Slovakia’s parliament is scheduled to vote on the Treaty of Lisbon on Thursday (February 7) after ratification was postponed for the second time last week in the wake of opposition protests over a media bill introduced by the ruling coalition. EURACTIV Slovakia reports.
Opposition parties have said that they will not approve the new treaty unless the government withdraws or substantially amends the controversial draft.
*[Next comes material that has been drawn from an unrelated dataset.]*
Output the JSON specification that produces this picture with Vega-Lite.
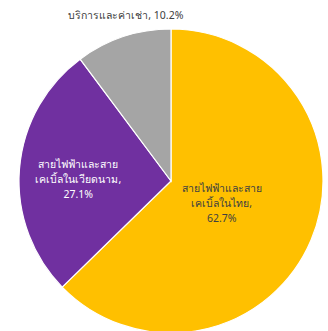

But an opposition bid to postpone the vote indefinitely failed after it was tentatively rearranged for 7 February.
Slovakia is aiming to become the fourth member state to ratify the new EU Treaty agreed upon by European leaders in Lisbon last December by following Hungary, Slovenia and Malta in approving the text this week (see EURACTIV 30/01/08).
Its constitution requires a two-thirds majority in the House for the treaty to be approved, meaning that the 85-strong governing coalition cannot ratify the treaty without the support of at least five members of the opposition.
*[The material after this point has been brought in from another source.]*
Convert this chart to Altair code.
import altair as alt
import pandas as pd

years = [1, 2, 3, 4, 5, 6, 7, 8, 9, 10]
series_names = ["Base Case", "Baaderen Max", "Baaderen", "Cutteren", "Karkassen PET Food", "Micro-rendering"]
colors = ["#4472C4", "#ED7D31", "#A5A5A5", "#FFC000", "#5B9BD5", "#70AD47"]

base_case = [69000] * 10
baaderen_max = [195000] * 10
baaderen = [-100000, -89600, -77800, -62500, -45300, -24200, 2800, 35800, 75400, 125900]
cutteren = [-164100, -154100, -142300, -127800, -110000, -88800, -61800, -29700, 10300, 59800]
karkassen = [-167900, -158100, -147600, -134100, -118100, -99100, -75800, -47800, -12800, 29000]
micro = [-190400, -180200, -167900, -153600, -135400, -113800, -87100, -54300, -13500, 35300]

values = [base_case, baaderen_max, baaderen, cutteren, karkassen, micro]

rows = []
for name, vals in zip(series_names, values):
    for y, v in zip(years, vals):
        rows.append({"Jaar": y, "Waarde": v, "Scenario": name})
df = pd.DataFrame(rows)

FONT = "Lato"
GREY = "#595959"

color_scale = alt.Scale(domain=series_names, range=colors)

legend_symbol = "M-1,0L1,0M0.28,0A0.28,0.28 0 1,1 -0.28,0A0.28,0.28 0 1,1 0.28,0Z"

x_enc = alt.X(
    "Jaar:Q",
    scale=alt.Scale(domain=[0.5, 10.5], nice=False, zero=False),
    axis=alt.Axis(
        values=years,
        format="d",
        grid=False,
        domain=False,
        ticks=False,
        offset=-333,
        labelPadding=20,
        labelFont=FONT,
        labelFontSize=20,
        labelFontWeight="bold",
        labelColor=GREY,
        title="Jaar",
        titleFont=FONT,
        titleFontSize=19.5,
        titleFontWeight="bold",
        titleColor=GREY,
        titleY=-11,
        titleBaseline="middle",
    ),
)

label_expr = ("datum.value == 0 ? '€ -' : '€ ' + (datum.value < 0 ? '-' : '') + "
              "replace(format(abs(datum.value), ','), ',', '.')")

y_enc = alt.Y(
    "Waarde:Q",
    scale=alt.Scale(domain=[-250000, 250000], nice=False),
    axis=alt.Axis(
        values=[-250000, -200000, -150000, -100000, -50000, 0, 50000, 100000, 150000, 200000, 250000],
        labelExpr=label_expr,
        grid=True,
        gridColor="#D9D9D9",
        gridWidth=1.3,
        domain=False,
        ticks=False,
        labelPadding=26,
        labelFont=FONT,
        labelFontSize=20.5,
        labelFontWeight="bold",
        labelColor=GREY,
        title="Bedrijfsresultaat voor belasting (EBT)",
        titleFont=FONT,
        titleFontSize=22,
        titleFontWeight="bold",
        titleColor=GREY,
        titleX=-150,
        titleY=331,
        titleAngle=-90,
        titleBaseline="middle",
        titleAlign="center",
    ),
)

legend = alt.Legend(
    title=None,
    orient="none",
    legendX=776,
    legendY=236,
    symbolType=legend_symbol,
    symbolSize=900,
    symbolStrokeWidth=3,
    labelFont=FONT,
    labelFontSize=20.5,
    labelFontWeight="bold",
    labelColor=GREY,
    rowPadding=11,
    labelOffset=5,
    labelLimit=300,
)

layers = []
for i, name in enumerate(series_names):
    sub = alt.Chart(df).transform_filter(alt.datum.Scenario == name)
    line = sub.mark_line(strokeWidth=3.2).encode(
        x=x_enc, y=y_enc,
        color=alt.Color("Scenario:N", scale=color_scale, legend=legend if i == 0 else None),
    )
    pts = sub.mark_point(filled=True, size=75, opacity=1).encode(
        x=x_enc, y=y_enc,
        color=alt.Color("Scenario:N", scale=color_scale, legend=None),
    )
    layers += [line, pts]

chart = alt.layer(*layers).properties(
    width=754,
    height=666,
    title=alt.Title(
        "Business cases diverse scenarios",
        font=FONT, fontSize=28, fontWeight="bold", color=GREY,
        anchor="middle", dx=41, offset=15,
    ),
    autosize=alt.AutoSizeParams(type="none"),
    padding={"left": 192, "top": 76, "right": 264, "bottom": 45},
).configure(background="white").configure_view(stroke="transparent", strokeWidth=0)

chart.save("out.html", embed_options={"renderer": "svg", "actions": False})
The government ran into difficulties regarding the scheduling of the vote after the opposition linked the issue to the media bill. SDKU-DS (Christian Democrat) Vice-Chair Iveta Radicova claimed that the government’s proposed Press Act does not respect the clauses protecting freedom of speech and access to verifiable information contained in the Treaty of Lisbon.
Despite these objections, two of the three centre-right opposition parties clearly back the treaty itself and insist they do not wish to undermine its ratification. They have indicated they will approve the text once the government has redrafted the media bill.
Prime Minister Robert Fico attacked what he termed the opposition’s “blackmailing” of the government, while Foreign Minister Jan Kubis warned that the postponements had already “seriously harmed” the country’s reputation abroad.
The dispute arose after the Organisation for Security and Cooperation in Europe (OSCE) strongly criticised the draft media bill. In a letter addressed to Mr Kubis, the OSCE warned the proposed legislation would “severely restrict” press freedom. Culture Minister Marek Mandaric has defended the bill, describing it is “standard European legislation”.
Speaking during last week’s plenary session in Brussels, European Parliament President Hans-Gert Pöttering called upon Slovakia to “act responsibly”. Meanwhile, Austrian MEP Hannes Swoboda (PES) criticised the opposition’s linking of the vote on the Lisbon Treaty to an internal political dispute.